Today’s post is inspired by this blog itself.
As I began to promote this site – a site addressing the mental health concerns of marginalized people-, a friend reached out to me to make sure I was doing ok. Sweet, right?
So why did I reflexively take offense?
It’s because we still think something thinking we have mental health problems is an insult.
I’ve been living with mental health issues for 20 years, but that doesn’t mean I have everything figured out all the time. In this case, my internalized feeling that someone thinking I had mental health issues is bad made me feel bad, even though I do have mental health issues and your friends caring about you isn’t a bad thing.

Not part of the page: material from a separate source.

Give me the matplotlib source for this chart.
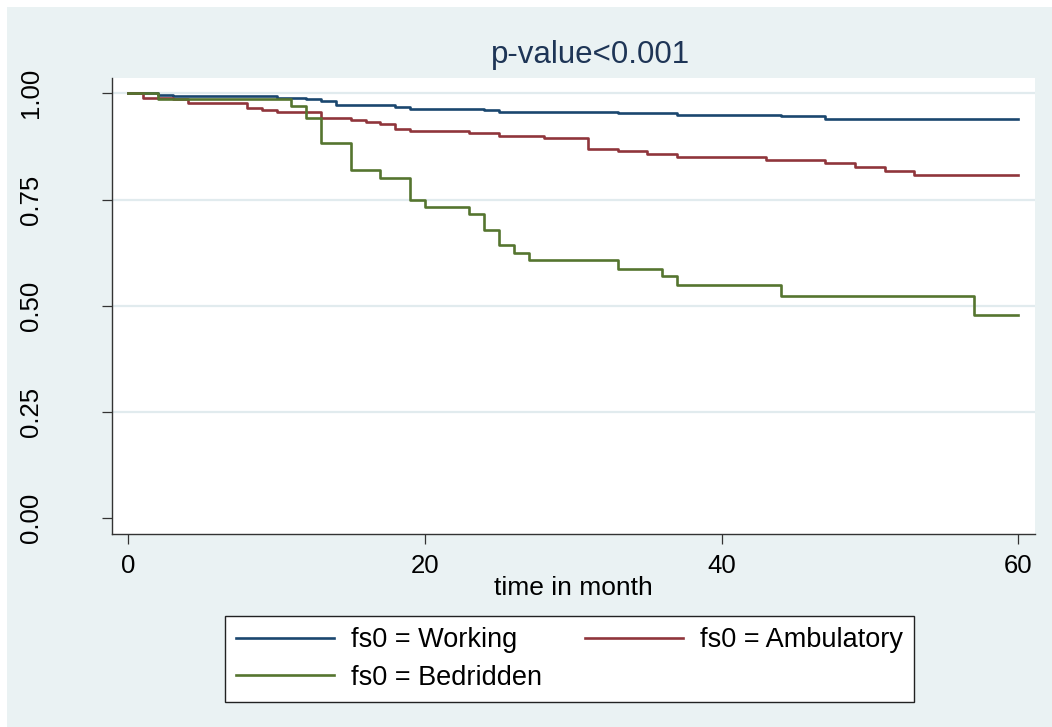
import matplotlib.pyplot as plt
from matplotlib.patches import Rectangle

plt.rcParams['font.family'] = ['Liberation Sans', 'DejaVu Sans']

# Kaplan-Meier steps (time in month, survival)
t_working = [0, 2, 3, 10, 12, 13, 14, 18, 19, 24, 25, 33, 37, 44, 47, 60]
s_working = [1.0, 0.995, 0.993, 0.990, 0.9865, 0.982, 0.972, 0.968, 0.962,
             0.960, 0.957, 0.954, 0.950, 0.946, 0.939, 0.939]

t_ambulatory = [0, 1, 3, 4, 8, 9, 10, 13, 15, 16, 17, 18, 19, 23, 25, 28,
                31, 33, 35, 37, 43, 47, 49, 51, 53, 60]
s_ambulatory = [1.0, 0.990, 0.986, 0.976, 0.966, 0.960, 0.955, 0.942, 0.936,
                0.932, 0.927, 0.917, 0.911, 0.906, 0.900, 0.894, 0.870, 0.864,
                0.858, 0.851, 0.842, 0.836, 0.826, 0.818, 0.807, 0.807]

t_bedridden = [0, 2, 11, 12, 13, 15, 17, 19, 20, 23, 24, 25, 26, 27, 33, 36,
               37, 44, 57, 60]
s_bedridden = [1.0, 0.986, 0.971, 0.942, 0.883, 0.819, 0.801, 0.748, 0.733,
               0.715, 0.678, 0.642, 0.625, 0.607, 0.5875, 0.569, 0.548, 0.522,
               0.478, 0.478]

labels = ["fs0 = Working", "fs0 = Ambulatory", "fs0 = Bedridden"]
colors = ["#1A476F", "#90353B", "#55752F"]
yticks = [0.0, 0.25, 0.5, 0.75, 1.0]
xticks = [0, 20, 40, 60]

W, H = 1052, 727
fig = plt.figure(figsize=(W / 100, H / 100), dpi=100, facecolor="white")
# Stata-like graph region (light bluish), thin white strip top/left
fig.patches.append(Rectangle((7 / W, 0), 1, 1 - 7 / H, transform=fig.transFigure,
                             facecolor="#EAF2F3", edgecolor="none", zorder=-10))

ax = fig.add_axes([111.7 / W, 1 - 534 / H, (1035 - 111.7) / W, (534 - 78) / H])
ax.set_facecolor("white")

for y in yticks[1:]:
    ax.axhline(y, color="#E1EBEE", lw=1.6, zorder=1)

series = [(t_working, s_working), (t_ambulatory, s_ambulatory), (t_bedridden, s_bedridden)]
handles = []
for (t, s), lab, c in zip(series, labels, colors):
    h, = ax.step(t, s, where="post", color=c, lw=1.9, label=lab, zorder=3)
    handles.append(h)

ax.set_xlim(-1.12, 61.13)
ax.set_ylim(-0.037, 1.036)
ax.set_xticks(xticks)
ax.set_yticks(yticks)
ax.set_yticklabels([f"{v:.2f}" for v in yticks], rotation=90, va="center")
ax.tick_params(axis="both", direction="out", length=7.5, width=0.9,
               color="#333333", labelsize=18.5)
ax.tick_params(axis="x", pad=7)
ax.tick_params(axis="y", pad=42)

for side in ["top", "right"]:
    ax.spines[side].set_visible(False)
for side in ["left", "bottom"]:
    ax.spines[side].set_color("#333333")
    ax.spines[side].set_linewidth(1.0)

fig.text(573 / W, 1 - 588 / H, "time in month", ha="center", va="center", fontsize=19)
fig.text(591 / W, 1 - 55 / H, "p-value<0.001", ha="center", va="center",
         fontsize=22.5, color="#1E3556")

# row-wise order like Stata: Working, Ambulatory / Bedridden
order = [0, 2, 1]
leg = fig.legend([handles[i] for i in order], [labels[i] for i in order],
                 loc="upper left", bbox_to_anchor=(225 / W, 1 - 616 / H),
                 ncol=2, fontsize=19.5, frameon=True, fancybox=False,
                 facecolor="white", framealpha=1, edgecolor="#222222",
                 handlelength=3.6, handletextpad=0.63,
                 borderaxespad=0, borderpad=0.42, labelspacing=0.42, columnspacing=1.6)
leg.get_frame().set_linewidth(1.0)
for line in leg.get_lines():
    line.set_linewidth(1.9)

fig.savefig("out.png", dpi=100, facecolor=fig.get_facecolor())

Care isn’t an accusation. My friend wasn’t trying to hurt my feelings by asking if I was ok. He was trying to find out if I was ok. The fact that there didn’t need to be any concern on his part is moot. We have to accept that other people care about us, and that checking in on each other is a thing that friends ought to do.

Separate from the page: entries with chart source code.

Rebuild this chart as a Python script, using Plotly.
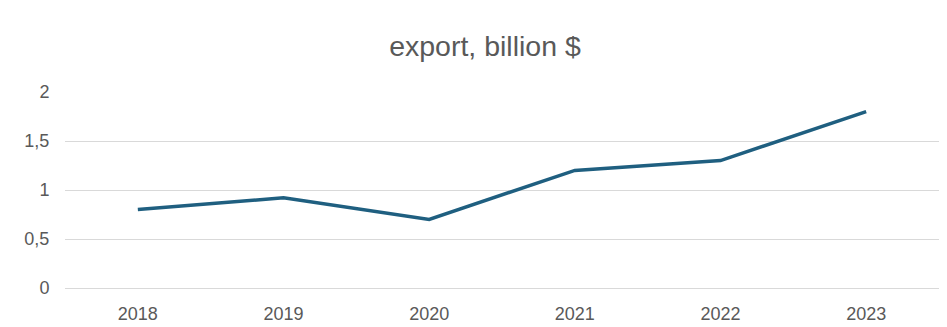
import plotly.graph_objects as go

years = ["2018", "2019", "2020", "2021", "2022", "2023"]
export = [0.80, 0.92, 0.70, 1.20, 1.30, 1.80]
y_ticks = [0, 0.5, 1, 1.5, 2]
y_tick_labels = ["0", "0,5", "1", "1,5", "2"]

fig = go.Figure()
fig.add_trace(go.Scatter(
    x=years, y=export, mode="lines",
    line=dict(color="#1f5f80", width=3.5),
    hoverinfo="x+y",
))

fig.update_layout(
    width=947, height=327,
    margin=dict(l=65, r=8, t=92, b=39),
    paper_bgcolor="white", plot_bgcolor="white",
    font=dict(family="Liberation Sans, Arial, sans-serif", color="#595959", size=18),
    title=dict(text="export, billion $", x=485 / 947, xanchor="center",
               y=1 - 46/327, yanchor="middle",
               font=dict(size=28.5, color="#595959")),
    showlegend=False,
    xaxis=dict(type="category", range=[-0.5, len(years) - 0.5],
               showgrid=False, showline=False, zeroline=False, automargin=False,
               ticks="outside", ticklen=9, tickcolor="rgba(0,0,0,0)",
               tickfont=dict(size=18, color="#595959")),
    yaxis=dict(range=[0, 2], tickvals=y_ticks, ticktext=y_tick_labels, automargin=False,
               showgrid=True, gridcolor="#d9d9d9", gridwidth=1,
               zeroline=True, zerolinecolor="#d9d9d9", zerolinewidth=1,
               showline=False, ticks="outside", ticklen=11, tickcolor="rgba(0,0,0,0)",
               tickfont=dict(size=18, color="#595959")),
)

fig.write_html("out.html")
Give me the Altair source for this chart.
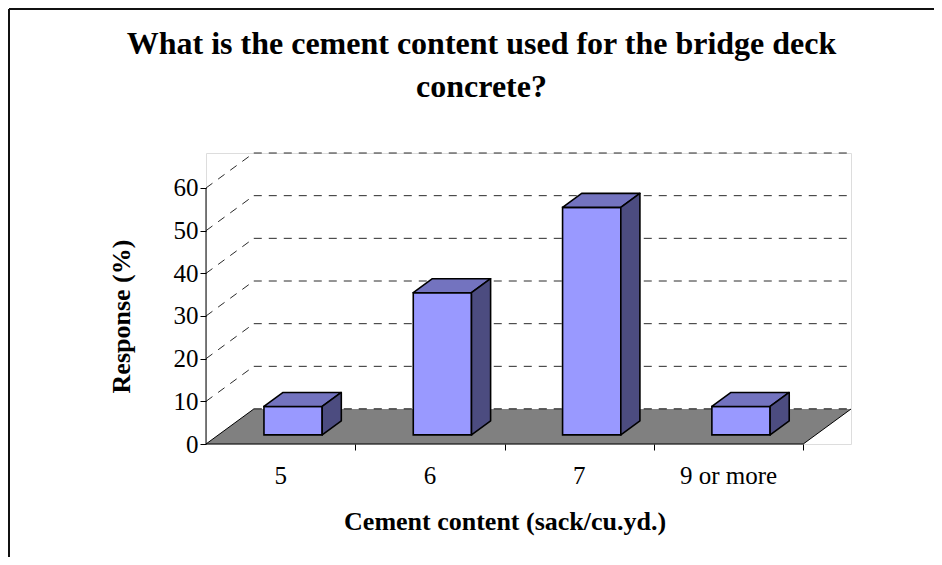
import altair as alt
import pandas as pd

# ---- data ----
categories = ["5", "6", "7", "9 or more"]
values = [6.67, 33.33, 53.33, 6.67]          # Response (%)
y_ticks = [0, 10, 20, 30, 40, 50, 60]
title_lines = ["What is the cement content used for the bridge deck", "concrete?"]
x_title = "Cement content (sack/cu.yd.)"
y_title = "Response (%)"

# ---- 3-D geometry (style constants, in data units) ----
N = len(categories)
DX = 0.32        # depth of floor in category units
DY = 8.2         # depth of floor in % units
XMAX = N + DX
YMAX = 60 + DY
BW = 0.39        # bar width (category units)
FF = 0.26        # front plane of bars as fraction of depth
BD = 0.40        # bar depth as fraction of depth
fdx, fdy = FF * DX, FF * DY
bdx, bdy = BD * DX, BD * DY

W = 645
H = 291

xs = alt.Scale(domain=[0, XMAX], nice=False, zero=False)
ys = alt.Scale(domain=[0, YMAX], nice=False, zero=False)

FONT = "Liberation Serif"

X_AXIS = alt.Axis(values=[1, 2, 3, 4], labels=False, domain=False, grid=False,
                  tickSize=6, tickColor="black", tickWidth=1,
                  title=x_title, titleFont=FONT, titleFontSize=26, titleFontWeight="bold",
                  titleColor="black", titleX=2 * W / XMAX, titleY=85,
                  titleBaseline="alphabetic", titleAlign="center")
Y_AXIS = alt.Axis(values=y_ticks, domain=False, grid=False,
                  tickSize=6, tickColor="black", tickWidth=1,
                  labelFont=FONT, labelFontSize=25, labelColor="black", labelPadding=2,
                  title=y_title, titleFont=FONT, titleFontSize=26, titleFontWeight="bold",
                  titleColor="black", titleX=-85, titleY=H - 30 * H / YMAX,
                  titleBaseline="middle", titleAngle=-90)

def X(f):
    return alt.X(f, type="quantitative", scale=xs, axis=X_AXIS)

def Y(f):
    return alt.Y(f, type="quantitative", scale=ys, axis=Y_AXIS)

# ---- tables ----
grid_df = pd.DataFrame({"v": y_ticks})
grid_df["x"] = DX
grid_df["x2"] = N + DX
grid_df["y"] = grid_df["v"] + DY
grid_df["y0"] = grid_df["v"]

diag_df = grid_df[grid_df["v"] > 0].copy()
diag_df["xa"] = 0.0

floor_df = pd.DataFrame({"y": [0, DY], "x": [0, DX], "x2": [N, N + DX]})
edge_df = pd.DataFrame({"x": [0, N], "x2": [DX, N + DX], "y": [0, 0], "y2": [DY, DY]})
xaxis_df = pd.DataFrame({"x": [0], "x2": [N], "y": [0]})
yaxis_df = pd.DataFrame({"x": [0], "y": [0], "y2": [60]})

front, side, top, labels = [], [], [], []
for i, (c, v) in enumerate(zip(categories, values)):
    cx = i + 0.5
    xl = cx - BW / 2 + fdx
    xr = cx + BW / 2 + fdx
    front.append({"cat": c, "x": xl, "x2": xr, "y": fdy, "y2": v + fdy})
    side.append({"cat": c, "x": xr, "ylo": fdy, "yhi": v + fdy})
    side.append({"cat": c, "x": xr + bdx, "ylo": fdy + bdy, "yhi": v + fdy + bdy})
    top.append({"cat": c, "y": v + fdy, "xlo": xl, "xhi": xr})
    top.append({"cat": c, "y": v + fdy + bdy, "xlo": xl + bdx, "xhi": xr + bdx})
    labels.append({"cat": c, "x": cx, "y": 0})
front_df = pd.DataFrame(front)
side_df = pd.DataFrame(side)
top_df = pd.DataFrame(top)
label_df = pd.DataFrame(labels)

DASH = [8, 7]
GRID_C = "#2a2a2a"

grid = alt.Chart(grid_df).mark_rule(color=GRID_C, strokeDash=DASH, strokeWidth=1).encode(
    x=X("x"), x2="x2", y=Y("y"))
diag = alt.Chart(diag_df).mark_rule(color=GRID_C, strokeDash=DASH, strokeWidth=1).encode(
    x=X("xa"), x2="x", y=Y("y0"), y2="y")
floor = alt.Chart(floor_df).mark_area(orient="horizontal", color="#808080", opacity=1).encode(
    y=Y("y"), x=X("x"), x2="x2")
grid0 = alt.Chart(grid_df[grid_df["v"] == 0]).mark_rule(color=GRID_C, strokeDash=DASH, strokeWidth=1).encode(
    x=X("x"), x2="x2", y=Y("y"))
edges = alt.Chart(edge_df).mark_rule(color="black", strokeWidth=1).encode(
    x=X("x"), x2="x2", y=Y("y"), y2="y2")
xaxis_line = alt.Chart(xaxis_df).mark_rule(color="black", strokeWidth=1).encode(
    x=X("x"), x2="x2", y=Y("y"))
yaxis_line = alt.Chart(yaxis_df).mark_rule(color="black", strokeWidth=1).encode(
    x=X("x"), y=Y("y"), y2="y2")

fronts = alt.Chart(front_df).mark_rect(color="#9999FF", stroke="black", strokeWidth=1.6).encode(
    x=X("x"), x2="x2", y=Y("y"), y2="y2")
tops = alt.Chart(top_df).mark_area(orient="horizontal", color="#7373BF", stroke="black",
                                   strokeWidth=1.6, opacity=1, strokeJoin="round").encode(
    y=Y("y"), x=X("xlo"), x2="xhi", detail="cat:N")
sides = alt.Chart(side_df).mark_area(orient="vertical", color="#4C4C80", stroke="black",
                                     strokeWidth=1.6, opacity=1, strokeJoin="round").encode(
    x=X("x"), y=Y("ylo"), y2="yhi", detail="cat:N")

cat_labels = alt.Chart(label_df).mark_text(font=FONT, fontSize=25, color="black",
                                           baseline="alphabetic", dy=40).encode(
    x=X("x"), y=Y("y"), text="cat:N")

frame_left = alt.Chart(xaxis_df).mark_rule(color="#111", strokeWidth=2).encode(
    x=alt.value(-197), y=alt.value(-144), y2=alt.value(H + 113))
frame_top = alt.Chart(xaxis_df).mark_rule(color="#111", strokeWidth=2).encode(
    x=alt.value(-197), x2=alt.value(W + 90), y=alt.value(-144))

chart = alt.layer(
    grid, diag, floor, grid0, edges, xaxis_line, yaxis_line,
    fronts, tops, sides, cat_labels, frame_left, frame_top
).properties(
    width=W, height=H,
    title=alt.TitleParams(title_lines, font=FONT, fontSize=32, fontWeight="bold",
                          color="black", lineHeight=43, anchor="middle", frame="group",
                          dx=-47, offset=-96),
    autosize=alt.AutoSizeParams(type="none"),
    padding={"left": 198, "top": 145, "right": 83, "bottom": 113},
).configure_view(stroke=None).configure(background="white")

chart.save("out.html", embed_options={"renderer": "svg", "actions": False})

We should greet other people’s care for us as sincere unless we know it to be otherwise. And we should check on each other, especially in hard times. We can help make things smoother by keeping our curiosity and care genuine, being as honest as we can with our friends, and accepting people’s boundaries where they are instead of where we’d like them to be.
We shouldn’t push our way in, but we shouldn’t push people away, either. Care isn’t an accusation. It’s a part of friendship.